Claim 1 describes a multi-station MRI, comprising an image acquisition unit, a display control unit, a classification processing unit. Each unit is “configured” to perform certain functions. Notwithstanding, that no “unit” claimed is structurally limited, e.g., there is no requirement that the multi-station MRI as a whole or any “unit” of it be computer-implemented, the multi-station MRI as claimed is generic. Claim 1 apparatus is a typical multi-station MRI. Any multi-station MRI available at the time the application was filed would have satisfied this. The Specification supportsthat view. See Spec, para 2(“Among magnetic resonance imaging apparatuses (hereinafter referred to as MRI apparatuses), there is a kind comprising the multi-station imaging method which performs imaging ... .”). See Spec., para. 12. In effect, the classification abstract idea to which claim 1 is directed to is applied to the images a generic multi-station MRI necessarily produces. But merely reciting a generic multi-station MRI so as to apply the classification abstract idea to its images is insufficient to transform the classification abstract idea into an inventive concept. Cf.Alice, 134 S. Ct. at 2358. “[T]he mere recitation of a generic computer cannot transform a patent-ineligible abstract idea into a patent-eligible invention. Stating an abstract idea “while adding the words ‘apply if” is not enough for patent eligibility.”
Arguably, the claim 1 apparatus differs from the typical generic multi-station MRI by including a classification processing unit; that is, “a classification processing unit configured to classify the plurality of images by image types and station position, based on imaging condition including imaging parameters.” But the “unit” as claimed is described in general functional terms, i.e., to classify images a generic multi-station MRI necessarily produces, that does no more than place the classification abstract idea in a particular context. Further classifying said images by “image types and station position, based on imaging condition including imaging parameters” does little to patentably transform the classification abstract idea. The “unit” as claimed performs a classification that, apart from the particular context within which it is placed, could be performed mentally or manually. Nothing about the unit as claimed, or the apparatus claimed as awhole, suggests claim 1 provides a solution that is necessarily rooted in multi-station MRIs in order to overcome a problem specifically arising in the realm of multi-station MRIs. Cf. DDR Holdings, LLC v. Hotels.com, L.P., 773 F.3d 1245, 1257 (Fed.
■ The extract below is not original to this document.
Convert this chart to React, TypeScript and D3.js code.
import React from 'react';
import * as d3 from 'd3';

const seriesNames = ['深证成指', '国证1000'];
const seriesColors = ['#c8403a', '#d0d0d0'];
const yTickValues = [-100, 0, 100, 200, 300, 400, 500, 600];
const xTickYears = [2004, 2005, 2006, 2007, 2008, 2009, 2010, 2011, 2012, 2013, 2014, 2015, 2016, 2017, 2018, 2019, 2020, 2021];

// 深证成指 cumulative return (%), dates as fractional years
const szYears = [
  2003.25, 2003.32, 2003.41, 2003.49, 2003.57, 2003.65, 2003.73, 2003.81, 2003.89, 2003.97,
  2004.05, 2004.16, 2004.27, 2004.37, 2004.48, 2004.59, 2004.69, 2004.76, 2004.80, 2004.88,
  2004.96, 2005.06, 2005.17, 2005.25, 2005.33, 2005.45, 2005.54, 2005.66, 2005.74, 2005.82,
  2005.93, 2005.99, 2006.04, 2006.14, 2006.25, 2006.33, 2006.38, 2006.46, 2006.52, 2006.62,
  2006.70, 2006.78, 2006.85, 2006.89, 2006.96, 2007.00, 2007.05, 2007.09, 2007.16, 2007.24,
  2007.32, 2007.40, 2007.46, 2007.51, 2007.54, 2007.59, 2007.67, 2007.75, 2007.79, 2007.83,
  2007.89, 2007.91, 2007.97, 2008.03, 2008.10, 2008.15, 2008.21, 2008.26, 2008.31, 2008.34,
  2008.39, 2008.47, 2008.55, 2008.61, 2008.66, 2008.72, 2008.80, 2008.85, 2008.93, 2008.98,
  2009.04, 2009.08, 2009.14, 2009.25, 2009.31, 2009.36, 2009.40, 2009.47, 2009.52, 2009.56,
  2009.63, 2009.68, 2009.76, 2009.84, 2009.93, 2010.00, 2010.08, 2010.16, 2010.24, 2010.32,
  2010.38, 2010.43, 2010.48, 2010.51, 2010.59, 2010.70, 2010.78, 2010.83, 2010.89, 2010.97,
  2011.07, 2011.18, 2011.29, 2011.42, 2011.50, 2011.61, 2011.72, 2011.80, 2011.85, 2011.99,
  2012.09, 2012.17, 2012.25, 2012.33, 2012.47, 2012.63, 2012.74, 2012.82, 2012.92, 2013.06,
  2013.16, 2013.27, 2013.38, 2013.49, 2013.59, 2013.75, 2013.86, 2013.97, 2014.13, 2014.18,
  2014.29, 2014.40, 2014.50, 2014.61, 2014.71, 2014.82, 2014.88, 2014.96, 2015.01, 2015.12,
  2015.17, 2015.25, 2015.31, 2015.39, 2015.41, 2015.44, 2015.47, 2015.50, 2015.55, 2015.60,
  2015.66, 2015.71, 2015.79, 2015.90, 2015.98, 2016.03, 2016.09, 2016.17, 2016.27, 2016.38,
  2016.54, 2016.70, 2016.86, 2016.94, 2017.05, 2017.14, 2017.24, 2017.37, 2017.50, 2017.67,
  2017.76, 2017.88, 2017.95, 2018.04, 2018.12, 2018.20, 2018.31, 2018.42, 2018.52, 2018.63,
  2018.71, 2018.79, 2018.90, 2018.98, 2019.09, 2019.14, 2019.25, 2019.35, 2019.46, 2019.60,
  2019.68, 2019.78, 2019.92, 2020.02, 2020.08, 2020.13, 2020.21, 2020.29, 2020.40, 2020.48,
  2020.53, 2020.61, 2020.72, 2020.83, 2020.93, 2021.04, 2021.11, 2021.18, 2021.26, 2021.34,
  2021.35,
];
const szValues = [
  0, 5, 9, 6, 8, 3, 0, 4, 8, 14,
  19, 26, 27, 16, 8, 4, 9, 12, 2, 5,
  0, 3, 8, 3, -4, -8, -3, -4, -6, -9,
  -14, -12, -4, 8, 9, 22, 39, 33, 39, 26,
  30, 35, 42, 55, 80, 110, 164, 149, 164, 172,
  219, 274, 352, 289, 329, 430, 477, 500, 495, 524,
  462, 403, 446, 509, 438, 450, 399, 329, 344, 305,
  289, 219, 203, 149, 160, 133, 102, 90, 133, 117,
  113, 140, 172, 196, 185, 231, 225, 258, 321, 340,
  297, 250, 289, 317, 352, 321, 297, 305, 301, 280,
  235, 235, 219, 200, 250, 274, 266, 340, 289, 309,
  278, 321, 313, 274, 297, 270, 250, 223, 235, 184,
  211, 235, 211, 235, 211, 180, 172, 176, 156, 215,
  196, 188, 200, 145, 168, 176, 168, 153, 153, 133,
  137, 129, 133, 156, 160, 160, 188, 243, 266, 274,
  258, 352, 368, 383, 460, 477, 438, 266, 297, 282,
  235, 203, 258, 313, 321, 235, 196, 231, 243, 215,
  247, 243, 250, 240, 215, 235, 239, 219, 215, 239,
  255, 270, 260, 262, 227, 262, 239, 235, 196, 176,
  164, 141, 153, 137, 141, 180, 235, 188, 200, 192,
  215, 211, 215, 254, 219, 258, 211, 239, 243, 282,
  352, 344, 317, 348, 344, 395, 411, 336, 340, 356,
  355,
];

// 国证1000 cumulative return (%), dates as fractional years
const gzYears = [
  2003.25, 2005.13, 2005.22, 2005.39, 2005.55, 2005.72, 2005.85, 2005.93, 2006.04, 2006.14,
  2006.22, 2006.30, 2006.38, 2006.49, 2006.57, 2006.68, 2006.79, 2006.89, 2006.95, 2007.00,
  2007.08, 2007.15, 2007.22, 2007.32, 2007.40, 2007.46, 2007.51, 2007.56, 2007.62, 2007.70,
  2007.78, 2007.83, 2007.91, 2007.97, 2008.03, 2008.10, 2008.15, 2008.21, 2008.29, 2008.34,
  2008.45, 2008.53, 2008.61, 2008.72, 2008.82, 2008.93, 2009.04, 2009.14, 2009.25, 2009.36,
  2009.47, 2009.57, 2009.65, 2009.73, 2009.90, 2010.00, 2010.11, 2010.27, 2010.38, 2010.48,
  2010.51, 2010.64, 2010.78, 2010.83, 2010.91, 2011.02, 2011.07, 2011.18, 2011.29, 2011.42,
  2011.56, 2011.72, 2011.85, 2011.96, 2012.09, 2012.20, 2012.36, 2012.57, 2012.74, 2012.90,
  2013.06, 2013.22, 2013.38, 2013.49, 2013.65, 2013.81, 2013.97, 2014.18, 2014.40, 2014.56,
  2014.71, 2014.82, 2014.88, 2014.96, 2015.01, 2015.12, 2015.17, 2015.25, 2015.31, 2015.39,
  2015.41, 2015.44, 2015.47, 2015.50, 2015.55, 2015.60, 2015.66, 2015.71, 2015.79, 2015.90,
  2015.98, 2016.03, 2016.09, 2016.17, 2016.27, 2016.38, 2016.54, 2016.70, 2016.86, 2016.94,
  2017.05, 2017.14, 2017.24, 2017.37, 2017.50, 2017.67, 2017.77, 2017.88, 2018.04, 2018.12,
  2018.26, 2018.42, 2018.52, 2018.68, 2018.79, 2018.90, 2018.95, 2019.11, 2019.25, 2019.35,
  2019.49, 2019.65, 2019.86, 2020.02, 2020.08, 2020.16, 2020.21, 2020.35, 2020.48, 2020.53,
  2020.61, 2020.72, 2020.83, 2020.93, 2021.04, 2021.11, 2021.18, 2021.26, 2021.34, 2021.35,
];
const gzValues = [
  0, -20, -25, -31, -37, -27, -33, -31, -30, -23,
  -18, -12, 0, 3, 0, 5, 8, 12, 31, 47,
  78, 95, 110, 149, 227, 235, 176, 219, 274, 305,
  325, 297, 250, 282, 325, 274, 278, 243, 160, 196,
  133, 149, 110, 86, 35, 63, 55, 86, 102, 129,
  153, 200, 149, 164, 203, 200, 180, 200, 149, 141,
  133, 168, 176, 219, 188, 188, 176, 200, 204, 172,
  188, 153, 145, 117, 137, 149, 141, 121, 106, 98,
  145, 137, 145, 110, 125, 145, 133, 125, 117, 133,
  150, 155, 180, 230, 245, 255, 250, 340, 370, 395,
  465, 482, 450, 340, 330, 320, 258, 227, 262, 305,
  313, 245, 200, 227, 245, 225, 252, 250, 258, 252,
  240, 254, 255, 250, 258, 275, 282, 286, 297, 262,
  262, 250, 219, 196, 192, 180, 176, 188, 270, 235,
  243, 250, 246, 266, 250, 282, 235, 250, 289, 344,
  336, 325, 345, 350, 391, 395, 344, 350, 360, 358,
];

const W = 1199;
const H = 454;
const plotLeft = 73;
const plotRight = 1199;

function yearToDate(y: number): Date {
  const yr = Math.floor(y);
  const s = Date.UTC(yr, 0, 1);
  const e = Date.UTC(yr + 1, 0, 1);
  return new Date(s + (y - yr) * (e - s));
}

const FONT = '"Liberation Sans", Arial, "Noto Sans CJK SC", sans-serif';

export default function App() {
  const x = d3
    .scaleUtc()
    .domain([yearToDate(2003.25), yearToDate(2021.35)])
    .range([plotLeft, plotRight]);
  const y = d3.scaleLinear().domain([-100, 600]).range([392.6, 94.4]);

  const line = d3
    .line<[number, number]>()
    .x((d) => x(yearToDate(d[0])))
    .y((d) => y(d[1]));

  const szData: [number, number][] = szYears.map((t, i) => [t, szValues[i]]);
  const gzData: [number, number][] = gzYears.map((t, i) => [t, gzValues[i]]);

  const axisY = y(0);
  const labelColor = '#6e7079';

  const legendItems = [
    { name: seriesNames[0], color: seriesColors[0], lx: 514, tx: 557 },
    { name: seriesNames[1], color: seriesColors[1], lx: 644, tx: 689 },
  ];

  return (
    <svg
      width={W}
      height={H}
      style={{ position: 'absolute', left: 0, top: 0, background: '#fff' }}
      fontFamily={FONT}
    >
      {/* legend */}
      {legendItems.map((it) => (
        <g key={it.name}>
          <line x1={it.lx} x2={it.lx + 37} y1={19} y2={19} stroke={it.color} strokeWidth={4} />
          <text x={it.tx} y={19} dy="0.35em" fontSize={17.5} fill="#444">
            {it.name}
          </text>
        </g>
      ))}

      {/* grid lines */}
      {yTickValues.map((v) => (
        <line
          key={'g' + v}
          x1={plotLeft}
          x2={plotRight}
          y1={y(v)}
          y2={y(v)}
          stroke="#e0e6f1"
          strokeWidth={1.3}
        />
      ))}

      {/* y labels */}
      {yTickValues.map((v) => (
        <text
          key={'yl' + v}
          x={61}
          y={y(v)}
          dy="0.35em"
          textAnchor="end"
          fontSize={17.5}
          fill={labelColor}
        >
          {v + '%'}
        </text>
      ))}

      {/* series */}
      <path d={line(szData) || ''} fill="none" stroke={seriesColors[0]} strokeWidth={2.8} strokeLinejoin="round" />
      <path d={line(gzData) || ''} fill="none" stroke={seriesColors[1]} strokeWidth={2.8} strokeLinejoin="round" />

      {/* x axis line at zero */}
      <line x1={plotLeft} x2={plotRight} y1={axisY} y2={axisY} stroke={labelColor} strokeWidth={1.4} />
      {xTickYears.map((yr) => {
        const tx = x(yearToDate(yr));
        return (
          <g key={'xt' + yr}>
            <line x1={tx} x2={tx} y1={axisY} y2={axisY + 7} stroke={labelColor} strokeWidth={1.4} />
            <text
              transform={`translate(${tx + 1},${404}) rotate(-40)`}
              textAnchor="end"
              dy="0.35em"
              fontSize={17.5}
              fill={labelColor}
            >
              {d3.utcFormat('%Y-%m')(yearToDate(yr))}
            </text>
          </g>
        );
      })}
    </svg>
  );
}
Cir. 2014)(“[a] claimed solution [that] is necessarily rooted in computer technology in order to overcome a problem specifically arising in the realm of computer networks.”) The multi-station MRI as claimed does not operate in an unconventional manner to achieve an improvement in its functionality. See Amdocs (Israel) Limited v. Openet Telecom, Inc, No. 2015-1180, 2016 WL 6440387, *10 (Fed. Cir. Nov. 1, 2016). It merely recites the performance of some long-known practice of classifying images with the requirement to perform said classification to images from a typical generic multi-station MRI. Classifying images is not transformed into an inventive concept by simply applying it to the images a typical multi-station MRI necessarily produces.
For the foregoing reasons, we find that claim 1 covers claimed subject matter that is judicially-excepted from patent eligibility under § 101. The other independent claim — method claim 11 parallels claim 1 — similarly covers claimed subject matter that is judicially-excepted from patent eligibility under § 101. The dependent claims describe various classification schemes which do little to patentably transform the abstract idea.”